◆ **WORK TO BE COMPLETED**: Restate, exactly and without pictures, the lines from the start of the listing below through the line holding "3.354e-4, 1.234e-4, 4.54e-5];".

◆ **ENTRIES SUPPLIED**:
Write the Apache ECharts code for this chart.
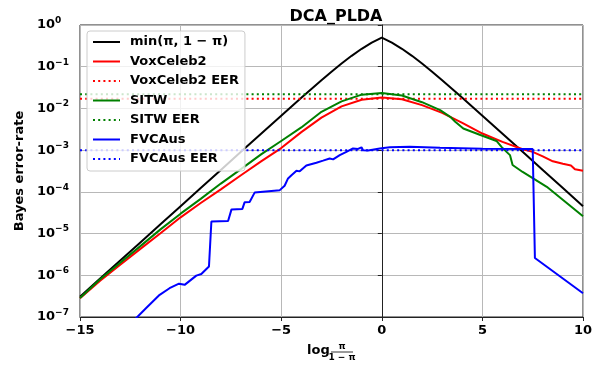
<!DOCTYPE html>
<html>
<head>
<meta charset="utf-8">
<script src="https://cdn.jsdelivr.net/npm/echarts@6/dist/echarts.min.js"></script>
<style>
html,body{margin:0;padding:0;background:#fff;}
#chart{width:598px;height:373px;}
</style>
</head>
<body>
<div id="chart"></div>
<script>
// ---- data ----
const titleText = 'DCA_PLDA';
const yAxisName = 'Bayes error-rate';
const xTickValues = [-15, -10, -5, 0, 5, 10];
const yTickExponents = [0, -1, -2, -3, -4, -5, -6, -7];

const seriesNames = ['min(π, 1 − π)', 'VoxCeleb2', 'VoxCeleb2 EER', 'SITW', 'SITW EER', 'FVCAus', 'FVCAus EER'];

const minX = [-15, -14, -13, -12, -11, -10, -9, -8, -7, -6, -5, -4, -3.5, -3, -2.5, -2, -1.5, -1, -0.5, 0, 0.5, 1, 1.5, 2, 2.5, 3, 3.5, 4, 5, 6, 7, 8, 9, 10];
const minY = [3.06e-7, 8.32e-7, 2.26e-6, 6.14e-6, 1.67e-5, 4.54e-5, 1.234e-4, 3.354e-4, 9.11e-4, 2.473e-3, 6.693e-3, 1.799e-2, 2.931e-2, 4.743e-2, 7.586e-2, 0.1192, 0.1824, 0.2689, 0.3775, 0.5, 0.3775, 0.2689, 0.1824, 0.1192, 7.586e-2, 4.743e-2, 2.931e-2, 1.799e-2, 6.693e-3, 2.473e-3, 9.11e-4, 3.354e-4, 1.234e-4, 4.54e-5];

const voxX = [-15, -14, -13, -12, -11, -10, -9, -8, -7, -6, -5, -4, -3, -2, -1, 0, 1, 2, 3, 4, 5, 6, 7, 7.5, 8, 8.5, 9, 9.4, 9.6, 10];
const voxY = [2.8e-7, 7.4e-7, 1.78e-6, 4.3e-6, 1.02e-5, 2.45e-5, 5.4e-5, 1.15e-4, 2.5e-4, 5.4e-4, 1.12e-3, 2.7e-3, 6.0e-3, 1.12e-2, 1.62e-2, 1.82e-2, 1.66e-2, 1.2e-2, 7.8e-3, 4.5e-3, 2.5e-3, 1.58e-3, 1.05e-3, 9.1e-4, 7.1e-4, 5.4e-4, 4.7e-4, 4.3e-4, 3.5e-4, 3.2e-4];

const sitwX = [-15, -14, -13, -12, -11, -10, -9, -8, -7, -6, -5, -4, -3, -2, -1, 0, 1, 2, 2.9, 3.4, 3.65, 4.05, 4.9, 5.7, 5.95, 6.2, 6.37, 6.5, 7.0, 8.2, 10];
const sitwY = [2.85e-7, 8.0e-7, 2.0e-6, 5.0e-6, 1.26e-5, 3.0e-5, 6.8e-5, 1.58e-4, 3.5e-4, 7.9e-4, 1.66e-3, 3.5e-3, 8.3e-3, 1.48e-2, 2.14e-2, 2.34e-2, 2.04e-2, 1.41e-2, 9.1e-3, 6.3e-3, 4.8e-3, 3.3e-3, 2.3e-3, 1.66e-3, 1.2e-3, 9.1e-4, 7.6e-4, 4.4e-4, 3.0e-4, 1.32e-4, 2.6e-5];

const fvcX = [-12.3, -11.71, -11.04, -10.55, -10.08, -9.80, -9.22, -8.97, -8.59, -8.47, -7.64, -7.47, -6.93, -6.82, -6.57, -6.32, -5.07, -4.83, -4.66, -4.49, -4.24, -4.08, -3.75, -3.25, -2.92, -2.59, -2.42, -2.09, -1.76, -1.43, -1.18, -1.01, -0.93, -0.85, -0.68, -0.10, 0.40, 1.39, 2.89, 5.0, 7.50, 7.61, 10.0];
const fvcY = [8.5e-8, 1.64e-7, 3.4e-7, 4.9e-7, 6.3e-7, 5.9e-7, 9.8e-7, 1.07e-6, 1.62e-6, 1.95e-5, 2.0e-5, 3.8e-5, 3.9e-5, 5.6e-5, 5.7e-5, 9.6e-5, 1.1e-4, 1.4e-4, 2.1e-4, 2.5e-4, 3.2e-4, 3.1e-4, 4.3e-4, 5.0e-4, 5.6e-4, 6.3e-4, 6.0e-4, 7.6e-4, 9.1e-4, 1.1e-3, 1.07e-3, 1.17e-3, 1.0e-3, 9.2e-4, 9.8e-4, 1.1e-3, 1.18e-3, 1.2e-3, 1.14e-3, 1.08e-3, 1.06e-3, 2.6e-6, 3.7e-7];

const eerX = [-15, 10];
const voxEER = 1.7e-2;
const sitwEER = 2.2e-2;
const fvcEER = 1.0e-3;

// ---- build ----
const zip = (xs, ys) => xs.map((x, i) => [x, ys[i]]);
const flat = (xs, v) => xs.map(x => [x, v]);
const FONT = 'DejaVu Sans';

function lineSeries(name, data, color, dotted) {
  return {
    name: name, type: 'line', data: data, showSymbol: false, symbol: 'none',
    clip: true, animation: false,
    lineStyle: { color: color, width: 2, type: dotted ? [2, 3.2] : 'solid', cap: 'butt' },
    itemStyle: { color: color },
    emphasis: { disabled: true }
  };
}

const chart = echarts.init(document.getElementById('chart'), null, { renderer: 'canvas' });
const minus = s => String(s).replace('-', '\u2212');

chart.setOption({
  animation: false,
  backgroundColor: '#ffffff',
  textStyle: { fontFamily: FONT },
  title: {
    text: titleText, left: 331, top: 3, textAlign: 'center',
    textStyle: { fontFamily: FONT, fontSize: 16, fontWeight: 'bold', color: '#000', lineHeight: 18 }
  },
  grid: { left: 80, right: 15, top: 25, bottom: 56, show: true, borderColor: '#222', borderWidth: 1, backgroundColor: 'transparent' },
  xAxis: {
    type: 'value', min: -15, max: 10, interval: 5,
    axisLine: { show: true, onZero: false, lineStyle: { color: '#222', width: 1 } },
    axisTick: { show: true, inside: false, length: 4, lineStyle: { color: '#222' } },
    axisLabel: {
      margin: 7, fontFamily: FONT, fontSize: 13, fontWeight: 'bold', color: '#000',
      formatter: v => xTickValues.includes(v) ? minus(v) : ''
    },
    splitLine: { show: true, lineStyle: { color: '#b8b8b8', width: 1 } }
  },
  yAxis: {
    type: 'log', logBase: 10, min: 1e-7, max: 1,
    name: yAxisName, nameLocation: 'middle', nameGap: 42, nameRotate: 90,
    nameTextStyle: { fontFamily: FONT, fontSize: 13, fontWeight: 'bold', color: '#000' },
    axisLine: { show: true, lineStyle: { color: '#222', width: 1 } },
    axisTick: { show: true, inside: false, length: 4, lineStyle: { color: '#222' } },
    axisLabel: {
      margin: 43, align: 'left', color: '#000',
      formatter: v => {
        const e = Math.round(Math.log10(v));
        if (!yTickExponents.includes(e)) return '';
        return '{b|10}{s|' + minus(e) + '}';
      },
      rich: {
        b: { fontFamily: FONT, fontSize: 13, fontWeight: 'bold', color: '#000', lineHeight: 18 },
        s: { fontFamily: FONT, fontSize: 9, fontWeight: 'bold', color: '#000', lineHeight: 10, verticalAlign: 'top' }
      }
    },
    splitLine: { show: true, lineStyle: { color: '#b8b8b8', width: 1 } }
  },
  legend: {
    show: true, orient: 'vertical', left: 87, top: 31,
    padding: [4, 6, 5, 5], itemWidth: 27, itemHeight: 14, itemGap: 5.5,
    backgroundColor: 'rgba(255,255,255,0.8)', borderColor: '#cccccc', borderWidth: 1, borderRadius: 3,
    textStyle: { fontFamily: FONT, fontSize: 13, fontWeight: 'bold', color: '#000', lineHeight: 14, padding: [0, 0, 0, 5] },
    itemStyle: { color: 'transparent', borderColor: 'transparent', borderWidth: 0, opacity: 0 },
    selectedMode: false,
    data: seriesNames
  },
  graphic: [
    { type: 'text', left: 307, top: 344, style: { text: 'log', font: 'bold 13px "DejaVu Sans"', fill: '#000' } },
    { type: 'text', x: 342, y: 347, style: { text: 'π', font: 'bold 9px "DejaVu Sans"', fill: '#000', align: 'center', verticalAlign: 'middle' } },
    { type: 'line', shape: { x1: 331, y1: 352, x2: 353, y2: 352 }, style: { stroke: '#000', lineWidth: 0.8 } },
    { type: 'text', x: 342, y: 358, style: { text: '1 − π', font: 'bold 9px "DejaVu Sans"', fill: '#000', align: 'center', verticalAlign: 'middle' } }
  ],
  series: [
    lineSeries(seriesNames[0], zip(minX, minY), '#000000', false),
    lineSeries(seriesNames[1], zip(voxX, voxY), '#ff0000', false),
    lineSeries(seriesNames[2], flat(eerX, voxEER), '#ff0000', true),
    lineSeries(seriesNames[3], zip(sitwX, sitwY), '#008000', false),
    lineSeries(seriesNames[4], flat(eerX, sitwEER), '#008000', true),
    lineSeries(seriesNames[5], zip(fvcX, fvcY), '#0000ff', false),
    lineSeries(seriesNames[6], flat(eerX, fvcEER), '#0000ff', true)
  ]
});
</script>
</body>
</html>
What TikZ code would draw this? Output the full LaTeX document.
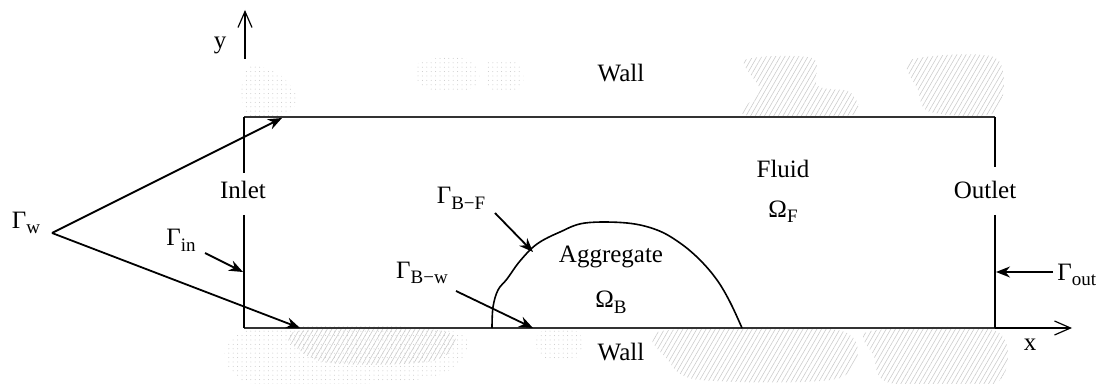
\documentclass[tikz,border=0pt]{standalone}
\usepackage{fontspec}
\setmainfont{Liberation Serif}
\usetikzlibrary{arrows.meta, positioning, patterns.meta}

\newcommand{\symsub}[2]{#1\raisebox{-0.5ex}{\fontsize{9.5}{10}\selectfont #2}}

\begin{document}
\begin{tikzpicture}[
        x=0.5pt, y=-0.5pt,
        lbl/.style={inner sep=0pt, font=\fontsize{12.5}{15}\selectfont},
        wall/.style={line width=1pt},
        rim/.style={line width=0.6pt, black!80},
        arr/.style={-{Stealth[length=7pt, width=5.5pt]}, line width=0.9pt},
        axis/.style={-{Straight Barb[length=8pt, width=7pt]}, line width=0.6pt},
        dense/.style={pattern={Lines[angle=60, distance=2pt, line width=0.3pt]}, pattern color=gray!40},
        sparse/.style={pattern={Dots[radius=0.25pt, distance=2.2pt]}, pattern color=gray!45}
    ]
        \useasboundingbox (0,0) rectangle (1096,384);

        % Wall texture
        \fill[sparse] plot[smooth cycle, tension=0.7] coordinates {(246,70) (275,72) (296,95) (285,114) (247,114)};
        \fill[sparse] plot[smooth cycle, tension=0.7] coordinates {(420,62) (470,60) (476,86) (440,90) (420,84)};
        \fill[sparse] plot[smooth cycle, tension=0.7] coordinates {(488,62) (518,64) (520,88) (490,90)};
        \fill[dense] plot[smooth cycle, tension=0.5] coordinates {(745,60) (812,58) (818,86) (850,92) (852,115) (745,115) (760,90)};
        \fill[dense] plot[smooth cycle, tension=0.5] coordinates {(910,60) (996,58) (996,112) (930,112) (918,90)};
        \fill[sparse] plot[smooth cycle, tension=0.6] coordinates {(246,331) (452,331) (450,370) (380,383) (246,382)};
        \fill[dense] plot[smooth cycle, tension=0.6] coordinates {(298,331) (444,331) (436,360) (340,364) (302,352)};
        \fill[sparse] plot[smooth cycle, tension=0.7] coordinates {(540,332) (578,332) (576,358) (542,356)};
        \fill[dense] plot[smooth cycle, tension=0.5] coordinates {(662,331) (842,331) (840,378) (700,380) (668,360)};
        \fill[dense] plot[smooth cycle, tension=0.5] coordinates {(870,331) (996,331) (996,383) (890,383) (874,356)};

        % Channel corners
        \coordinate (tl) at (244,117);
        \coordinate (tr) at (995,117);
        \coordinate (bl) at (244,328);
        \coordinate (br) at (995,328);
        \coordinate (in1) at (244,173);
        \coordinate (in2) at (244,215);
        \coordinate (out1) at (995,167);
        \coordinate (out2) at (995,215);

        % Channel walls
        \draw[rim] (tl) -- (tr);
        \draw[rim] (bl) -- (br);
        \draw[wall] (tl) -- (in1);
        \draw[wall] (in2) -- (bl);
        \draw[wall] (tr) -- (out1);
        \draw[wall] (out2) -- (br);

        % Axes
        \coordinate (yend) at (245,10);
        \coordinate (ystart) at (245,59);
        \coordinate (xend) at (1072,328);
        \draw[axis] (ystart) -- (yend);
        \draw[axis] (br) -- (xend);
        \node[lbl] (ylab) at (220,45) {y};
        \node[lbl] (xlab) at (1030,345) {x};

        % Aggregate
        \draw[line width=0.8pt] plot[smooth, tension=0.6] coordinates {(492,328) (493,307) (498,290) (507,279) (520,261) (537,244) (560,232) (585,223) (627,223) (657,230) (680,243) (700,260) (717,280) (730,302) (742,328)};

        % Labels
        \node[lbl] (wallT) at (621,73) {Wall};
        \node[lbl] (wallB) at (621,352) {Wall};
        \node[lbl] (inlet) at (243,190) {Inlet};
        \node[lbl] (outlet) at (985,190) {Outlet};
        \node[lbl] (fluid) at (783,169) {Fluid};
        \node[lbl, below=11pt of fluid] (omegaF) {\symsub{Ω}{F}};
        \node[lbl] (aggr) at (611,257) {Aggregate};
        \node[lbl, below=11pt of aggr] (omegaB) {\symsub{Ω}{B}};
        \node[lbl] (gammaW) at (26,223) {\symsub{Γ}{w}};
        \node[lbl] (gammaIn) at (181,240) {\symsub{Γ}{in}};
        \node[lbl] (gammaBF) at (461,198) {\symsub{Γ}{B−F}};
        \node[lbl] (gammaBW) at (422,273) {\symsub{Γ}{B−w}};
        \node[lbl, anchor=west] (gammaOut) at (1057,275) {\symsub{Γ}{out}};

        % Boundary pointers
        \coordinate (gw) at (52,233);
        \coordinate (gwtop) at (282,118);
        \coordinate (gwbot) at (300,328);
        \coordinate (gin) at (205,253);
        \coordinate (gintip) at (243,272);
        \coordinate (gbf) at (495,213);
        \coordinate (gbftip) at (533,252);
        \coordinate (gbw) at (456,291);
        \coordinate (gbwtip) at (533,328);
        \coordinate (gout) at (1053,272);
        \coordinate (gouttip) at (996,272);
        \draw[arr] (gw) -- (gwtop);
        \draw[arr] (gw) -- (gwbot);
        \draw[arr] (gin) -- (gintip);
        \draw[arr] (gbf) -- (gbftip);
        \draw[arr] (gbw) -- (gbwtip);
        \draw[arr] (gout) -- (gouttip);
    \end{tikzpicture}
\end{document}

◆ **WORKED ANSWER**:
Write the Apache ECharts code for this chart.
<!DOCTYPE html>
<html>
<head>
<meta charset="utf-8">
<script src="https://cdn.jsdelivr.net/npm/echarts@6/dist/echarts.min.js"></script>
<style>
html,body{margin:0;padding:0;background:#fff;}
#chart{width:598px;height:373px;}
</style>
</head>
<body>
<div id="chart"></div>
<script>
// ---- data ----
const titleText = 'DCA_PLDA';
const yAxisName = 'Bayes error-rate';
const xTickValues = [-15, -10, -5, 0, 5, 10];
const yTickExponents = [0, -1, -2, -3, -4, -5, -6, -7];

const seriesNames = ['min(π, 1 − π)', 'VoxCeleb2', 'VoxCeleb2 EER', 'SITW', 'SITW EER', 'FVCAus', 'FVCAus EER'];

const minX = [-15, -14, -13, -12, -11, -10, -9, -8, -7, -6, -5, -4, -3.5, -3, -2.5, -2, -1.5, -1, -0.5, 0, 0.5, 1, 1.5, 2, 2.5, 3, 3.5, 4, 5, 6, 7, 8, 9, 10];
const minY = [3.06e-7, 8.32e-7, 2.26e-6, 6.14e-6, 1.67e-5, 4.54e-5, 1.234e-4, 3.354e-4, 9.11e-4, 2.473e-3, 6.693e-3, 1.799e-2, 2.931e-2, 4.743e-2, 7.586e-2, 0.1192, 0.1824, 0.2689, 0.3775, 0.5, 0.3775, 0.2689, 0.1824, 0.1192, 7.586e-2, 4.743e-2, 2.931e-2, 1.799e-2, 6.693e-3, 2.473e-3, 9.11e-4, 3.354e-4, 1.234e-4, 4.54e-5];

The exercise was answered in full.